L’être pour la fin ne naît pas seulement d’une - et en tant que - disposition temporaire, mais il appartient essentiellement à l’être-jeté du Dasein, lequel se dévoile tel ou tel dans l’affection (la tonalité). Le « savoir » - ou l’« ignorance » - factice qui règne à chaque fois dans le Dasein au sujet de son être le plus propre pour la fin est seulement l’expression de la possibilité existentielle de se tenir selon diverses modalités dans cet être. Que beaucoup d’hommes, de facto, n’aient de prime abord et le plus souvent pas de savoir de la mort ne saurait valoir comme preuve en faveur de l’idée que l’être pour la mort n’appartiendrait pas « universellement » au Dasein, mais uniquement à l’appui du fait que le Dasein, de prime abord et le plus souvent, se recouvre, en fuyant devant lui, l’être le plus propre pour la mort. Le Dasein meurt facticement aussi longtemps qu’il existe, mais de prime [252] abord et le plus souvent selon la guise de l’échéance. Car l’exister factice n’est pas seulement en général et indifféremment un pouvoir-être-au-monde jeté, mais il s’est aussi toujours déjà identifié au « monde » de sa préoccupation. Dans cet être-auprès… échéant s’annonce   la fuite hors de l’étrang(èr)eté, c’est-à-dire maintenant devant l’être le plus propre pour la mort. Existence, facticité, échéance caractérisent l’être pour la fin et sont par conséquent constitutives du concept existential de la mort. Le mourir se fonde, quant à sa possibilité ontologique, dans le souci.

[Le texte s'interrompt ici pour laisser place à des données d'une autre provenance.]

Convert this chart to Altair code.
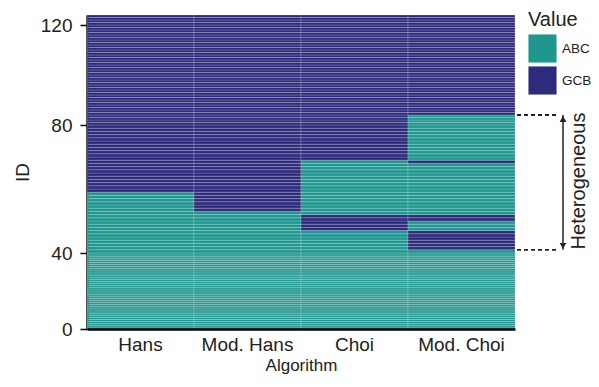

Mais si l’être pour la mort appartient originairement et essentiellement à l’être du Dasein, alors il doit nécessairement aussi - bien que de prime abord inauthentiquement - pouvoir être mis en lumière dans la quotidienneté. Et si l’être pour la fin devait même offrir la possibilité existentiale pour un être-tout existentiel du Dasein, il en résulterait une confirmation phénoménale de cette thèse : le souci est le titre ontologique de la totalité du tout structurel du Dasein. Toutefois, une pré-esquisse de la connexion entre être pour la mort et souci ne suffit pas à la justification phénoménale complète de cette proposition. Cette connexion, c’est avant tout dans la concrétion prochaine du Dasein, dans sa quotidienneté, qu’elle doit devenir visible.


Ver online : Sein und Zeit (1927), ed. Friedrich-Wilhelm von Herrmann, 1977, XIV, 586p. Revised 2018 [GA2]


[1Cf. supra, §41, p. [192].

[2NT: Noter que l’assonance précédence (Bevorstand) - excédent (Ausstand) contribue à justifier notre transposition de ce dernier terme.

[3Cf. supra, §40, p. [184] sq.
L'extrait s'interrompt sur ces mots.